Material –
---*---
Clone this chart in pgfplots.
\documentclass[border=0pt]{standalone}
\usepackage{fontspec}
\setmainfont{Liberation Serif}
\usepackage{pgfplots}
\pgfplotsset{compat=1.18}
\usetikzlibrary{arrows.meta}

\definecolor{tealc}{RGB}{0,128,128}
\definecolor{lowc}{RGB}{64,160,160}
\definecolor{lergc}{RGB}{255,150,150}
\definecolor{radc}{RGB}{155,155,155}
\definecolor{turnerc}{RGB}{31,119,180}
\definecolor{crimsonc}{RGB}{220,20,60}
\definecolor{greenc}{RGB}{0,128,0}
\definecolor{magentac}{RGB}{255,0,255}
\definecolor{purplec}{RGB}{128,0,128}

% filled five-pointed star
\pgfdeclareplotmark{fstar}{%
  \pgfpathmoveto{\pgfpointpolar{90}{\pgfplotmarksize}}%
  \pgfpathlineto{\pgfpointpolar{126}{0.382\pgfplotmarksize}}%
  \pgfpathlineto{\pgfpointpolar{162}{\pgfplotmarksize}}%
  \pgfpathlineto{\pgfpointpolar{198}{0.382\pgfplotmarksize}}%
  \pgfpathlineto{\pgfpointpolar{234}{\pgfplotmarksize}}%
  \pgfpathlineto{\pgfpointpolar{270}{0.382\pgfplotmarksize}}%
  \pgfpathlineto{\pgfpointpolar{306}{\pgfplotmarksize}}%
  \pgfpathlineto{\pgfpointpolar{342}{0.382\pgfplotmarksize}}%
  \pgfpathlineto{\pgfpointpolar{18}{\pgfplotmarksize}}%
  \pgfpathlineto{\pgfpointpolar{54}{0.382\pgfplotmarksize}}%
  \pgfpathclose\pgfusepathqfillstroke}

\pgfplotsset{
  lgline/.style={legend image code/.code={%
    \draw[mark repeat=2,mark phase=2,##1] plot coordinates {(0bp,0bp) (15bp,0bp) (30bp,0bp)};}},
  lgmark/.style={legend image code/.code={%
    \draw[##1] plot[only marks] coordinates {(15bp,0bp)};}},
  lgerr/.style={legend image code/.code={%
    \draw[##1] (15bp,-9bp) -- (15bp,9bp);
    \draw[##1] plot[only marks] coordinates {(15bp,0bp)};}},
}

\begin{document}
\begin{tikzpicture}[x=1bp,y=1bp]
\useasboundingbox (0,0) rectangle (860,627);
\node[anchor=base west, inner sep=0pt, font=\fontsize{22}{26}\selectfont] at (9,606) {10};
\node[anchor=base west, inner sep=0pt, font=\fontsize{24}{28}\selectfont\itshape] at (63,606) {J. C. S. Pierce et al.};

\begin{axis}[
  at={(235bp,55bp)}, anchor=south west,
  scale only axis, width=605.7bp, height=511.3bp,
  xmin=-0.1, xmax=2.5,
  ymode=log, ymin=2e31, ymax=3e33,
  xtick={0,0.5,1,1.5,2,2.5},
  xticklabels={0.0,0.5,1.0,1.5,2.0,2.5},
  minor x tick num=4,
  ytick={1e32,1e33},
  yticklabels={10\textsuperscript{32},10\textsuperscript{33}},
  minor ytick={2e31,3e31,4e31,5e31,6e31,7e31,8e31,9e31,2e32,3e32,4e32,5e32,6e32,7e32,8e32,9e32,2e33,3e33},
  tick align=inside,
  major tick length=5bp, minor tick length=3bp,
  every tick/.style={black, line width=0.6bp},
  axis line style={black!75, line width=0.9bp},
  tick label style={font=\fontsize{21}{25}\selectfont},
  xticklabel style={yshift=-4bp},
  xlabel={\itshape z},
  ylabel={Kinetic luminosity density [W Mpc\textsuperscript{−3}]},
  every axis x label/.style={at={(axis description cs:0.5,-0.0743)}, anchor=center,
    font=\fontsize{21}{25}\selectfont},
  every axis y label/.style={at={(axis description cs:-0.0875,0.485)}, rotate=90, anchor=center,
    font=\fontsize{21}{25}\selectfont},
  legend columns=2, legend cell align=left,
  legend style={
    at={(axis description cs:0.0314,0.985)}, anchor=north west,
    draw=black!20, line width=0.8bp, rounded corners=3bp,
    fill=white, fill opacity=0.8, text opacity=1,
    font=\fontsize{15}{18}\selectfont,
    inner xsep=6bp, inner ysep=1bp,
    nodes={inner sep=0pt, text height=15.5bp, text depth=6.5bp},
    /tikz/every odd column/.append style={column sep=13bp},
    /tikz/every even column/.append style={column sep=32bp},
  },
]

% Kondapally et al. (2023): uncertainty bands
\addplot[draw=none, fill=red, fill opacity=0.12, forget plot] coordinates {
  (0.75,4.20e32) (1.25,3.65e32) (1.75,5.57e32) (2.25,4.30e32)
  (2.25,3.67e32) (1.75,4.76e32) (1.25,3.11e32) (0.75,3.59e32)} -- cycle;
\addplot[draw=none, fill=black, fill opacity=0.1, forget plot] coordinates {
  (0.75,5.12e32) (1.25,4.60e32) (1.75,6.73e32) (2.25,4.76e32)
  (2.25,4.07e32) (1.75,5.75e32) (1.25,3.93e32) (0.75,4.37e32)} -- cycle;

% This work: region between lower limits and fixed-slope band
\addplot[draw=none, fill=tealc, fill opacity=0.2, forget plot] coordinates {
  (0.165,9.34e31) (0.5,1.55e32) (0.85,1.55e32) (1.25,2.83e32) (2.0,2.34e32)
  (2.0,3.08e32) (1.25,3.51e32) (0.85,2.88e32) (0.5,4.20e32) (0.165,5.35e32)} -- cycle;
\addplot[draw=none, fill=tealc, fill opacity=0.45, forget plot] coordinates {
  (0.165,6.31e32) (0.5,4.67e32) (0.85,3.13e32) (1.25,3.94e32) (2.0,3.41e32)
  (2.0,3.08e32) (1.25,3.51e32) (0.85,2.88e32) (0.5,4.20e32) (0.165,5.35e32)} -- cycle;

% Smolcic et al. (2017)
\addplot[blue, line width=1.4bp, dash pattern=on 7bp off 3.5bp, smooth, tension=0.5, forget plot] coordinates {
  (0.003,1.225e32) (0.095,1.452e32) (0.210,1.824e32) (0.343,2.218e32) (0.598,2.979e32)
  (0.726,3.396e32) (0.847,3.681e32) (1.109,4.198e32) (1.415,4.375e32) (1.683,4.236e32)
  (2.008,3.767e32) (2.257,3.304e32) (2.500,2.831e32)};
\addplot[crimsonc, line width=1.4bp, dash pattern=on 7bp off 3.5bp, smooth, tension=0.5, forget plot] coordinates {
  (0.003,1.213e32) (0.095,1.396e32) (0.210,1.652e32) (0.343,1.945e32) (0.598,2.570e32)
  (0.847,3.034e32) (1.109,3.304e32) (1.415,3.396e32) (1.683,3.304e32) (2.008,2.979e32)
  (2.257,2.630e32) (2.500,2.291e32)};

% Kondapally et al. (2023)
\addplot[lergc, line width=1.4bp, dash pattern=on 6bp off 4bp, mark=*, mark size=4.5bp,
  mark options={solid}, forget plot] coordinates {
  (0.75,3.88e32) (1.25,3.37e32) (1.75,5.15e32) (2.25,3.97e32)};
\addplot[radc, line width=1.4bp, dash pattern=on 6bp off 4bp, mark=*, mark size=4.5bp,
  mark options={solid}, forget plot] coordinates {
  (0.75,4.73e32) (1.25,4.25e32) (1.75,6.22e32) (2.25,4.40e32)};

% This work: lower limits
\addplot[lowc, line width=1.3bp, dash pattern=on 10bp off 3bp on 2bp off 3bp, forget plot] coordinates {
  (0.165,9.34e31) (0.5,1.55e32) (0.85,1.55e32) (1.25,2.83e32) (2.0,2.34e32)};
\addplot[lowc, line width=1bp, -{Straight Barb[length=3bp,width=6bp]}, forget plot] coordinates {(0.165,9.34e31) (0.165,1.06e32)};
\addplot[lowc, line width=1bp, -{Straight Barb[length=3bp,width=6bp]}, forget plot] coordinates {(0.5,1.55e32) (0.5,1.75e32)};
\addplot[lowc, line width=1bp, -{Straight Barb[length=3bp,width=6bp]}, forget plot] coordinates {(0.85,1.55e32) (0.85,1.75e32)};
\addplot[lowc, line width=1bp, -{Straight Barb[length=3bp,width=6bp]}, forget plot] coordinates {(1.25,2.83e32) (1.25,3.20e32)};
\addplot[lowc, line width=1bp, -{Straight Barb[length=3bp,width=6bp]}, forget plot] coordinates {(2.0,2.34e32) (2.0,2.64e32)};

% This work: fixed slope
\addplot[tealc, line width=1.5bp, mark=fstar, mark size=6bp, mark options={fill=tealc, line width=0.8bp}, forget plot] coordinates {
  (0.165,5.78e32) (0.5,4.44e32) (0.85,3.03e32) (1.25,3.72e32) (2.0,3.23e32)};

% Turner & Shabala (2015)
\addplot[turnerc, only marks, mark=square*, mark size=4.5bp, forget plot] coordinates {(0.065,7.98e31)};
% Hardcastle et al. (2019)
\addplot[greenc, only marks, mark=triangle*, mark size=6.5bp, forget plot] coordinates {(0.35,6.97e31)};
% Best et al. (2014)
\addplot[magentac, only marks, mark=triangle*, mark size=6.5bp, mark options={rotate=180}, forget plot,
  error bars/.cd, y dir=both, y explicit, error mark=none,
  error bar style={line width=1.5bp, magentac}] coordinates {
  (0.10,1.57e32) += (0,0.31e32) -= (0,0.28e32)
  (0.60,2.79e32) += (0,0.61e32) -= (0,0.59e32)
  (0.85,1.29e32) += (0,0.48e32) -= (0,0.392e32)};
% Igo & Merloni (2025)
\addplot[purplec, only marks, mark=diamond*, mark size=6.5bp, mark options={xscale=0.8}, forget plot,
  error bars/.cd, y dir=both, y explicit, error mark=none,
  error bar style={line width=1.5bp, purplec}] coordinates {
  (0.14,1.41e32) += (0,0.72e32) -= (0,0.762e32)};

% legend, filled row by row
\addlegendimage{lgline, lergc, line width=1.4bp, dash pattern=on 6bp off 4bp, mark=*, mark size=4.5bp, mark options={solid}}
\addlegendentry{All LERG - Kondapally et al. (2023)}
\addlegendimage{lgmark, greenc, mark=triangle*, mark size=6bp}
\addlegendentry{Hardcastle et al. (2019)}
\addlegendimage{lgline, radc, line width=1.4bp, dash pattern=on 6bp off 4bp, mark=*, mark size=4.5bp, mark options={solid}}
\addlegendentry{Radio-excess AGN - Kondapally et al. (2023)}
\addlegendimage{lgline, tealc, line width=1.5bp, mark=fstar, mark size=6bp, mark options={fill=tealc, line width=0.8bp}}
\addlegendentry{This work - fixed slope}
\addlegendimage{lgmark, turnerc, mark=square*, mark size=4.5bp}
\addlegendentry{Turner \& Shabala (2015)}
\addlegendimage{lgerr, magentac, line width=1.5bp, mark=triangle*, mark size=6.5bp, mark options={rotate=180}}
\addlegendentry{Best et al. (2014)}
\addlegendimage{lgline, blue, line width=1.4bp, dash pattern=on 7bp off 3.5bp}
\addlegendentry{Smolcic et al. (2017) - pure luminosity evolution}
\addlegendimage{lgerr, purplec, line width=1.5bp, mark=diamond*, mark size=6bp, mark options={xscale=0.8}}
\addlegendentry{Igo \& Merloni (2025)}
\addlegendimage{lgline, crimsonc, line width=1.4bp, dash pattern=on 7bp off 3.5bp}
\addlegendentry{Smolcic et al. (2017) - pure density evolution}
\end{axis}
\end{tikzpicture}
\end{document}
---*---
The exercise – Look at the material above and copy, word for word, its lines from the first through the one containing "C. S. Pierce".

Result of this task –
Clone this chart in pgfplots.
\documentclass[border=0pt]{standalone}
\usepackage{fontspec}
\setmainfont{Liberation Serif}
\usepackage{pgfplots}
\pgfplotsset{compat=1.18}
\usetikzlibrary{arrows.meta}

\definecolor{tealc}{RGB}{0,128,128}
\definecolor{lowc}{RGB}{64,160,160}
\definecolor{lergc}{RGB}{255,150,150}
\definecolor{radc}{RGB}{155,155,155}
\definecolor{turnerc}{RGB}{31,119,180}
\definecolor{crimsonc}{RGB}{220,20,60}
\definecolor{greenc}{RGB}{0,128,0}
\definecolor{magentac}{RGB}{255,0,255}
\definecolor{purplec}{RGB}{128,0,128}

% filled five-pointed star
\pgfdeclareplotmark{fstar}{%
  \pgfpathmoveto{\pgfpointpolar{90}{\pgfplotmarksize}}%
  \pgfpathlineto{\pgfpointpolar{126}{0.382\pgfplotmarksize}}%
  \pgfpathlineto{\pgfpointpolar{162}{\pgfplotmarksize}}%
  \pgfpathlineto{\pgfpointpolar{198}{0.382\pgfplotmarksize}}%
  \pgfpathlineto{\pgfpointpolar{234}{\pgfplotmarksize}}%
  \pgfpathlineto{\pgfpointpolar{270}{0.382\pgfplotmarksize}}%
  \pgfpathlineto{\pgfpointpolar{306}{\pgfplotmarksize}}%
  \pgfpathlineto{\pgfpointpolar{342}{0.382\pgfplotmarksize}}%
  \pgfpathlineto{\pgfpointpolar{18}{\pgfplotmarksize}}%
  \pgfpathlineto{\pgfpointpolar{54}{0.382\pgfplotmarksize}}%
  \pgfpathclose\pgfusepathqfillstroke}

\pgfplotsset{
  lgline/.style={legend image code/.code={%
    \draw[mark repeat=2,mark phase=2,##1] plot coordinates {(0bp,0bp) (15bp,0bp) (30bp,0bp)};}},
  lgmark/.style={legend image code/.code={%
    \draw[##1] plot[only marks] coordinates {(15bp,0bp)};}},
  lgerr/.style={legend image code/.code={%
    \draw[##1] (15bp,-9bp) -- (15bp,9bp);
    \draw[##1] plot[only marks] coordinates {(15bp,0bp)};}},
}

\begin{document}
\begin{tikzpicture}[x=1bp,y=1bp]
\useasboundingbox (0,0) rectangle (860,627);
\node[anchor=base west, inner sep=0pt, font=\fontsize{22}{26}\selectfont] at (9,606) {10};
\node[anchor=base west, inner sep=0pt, font=\fontsize{24}{28}\selectfont\itshape] at (63,606) {J. C. S. Pierce et al.};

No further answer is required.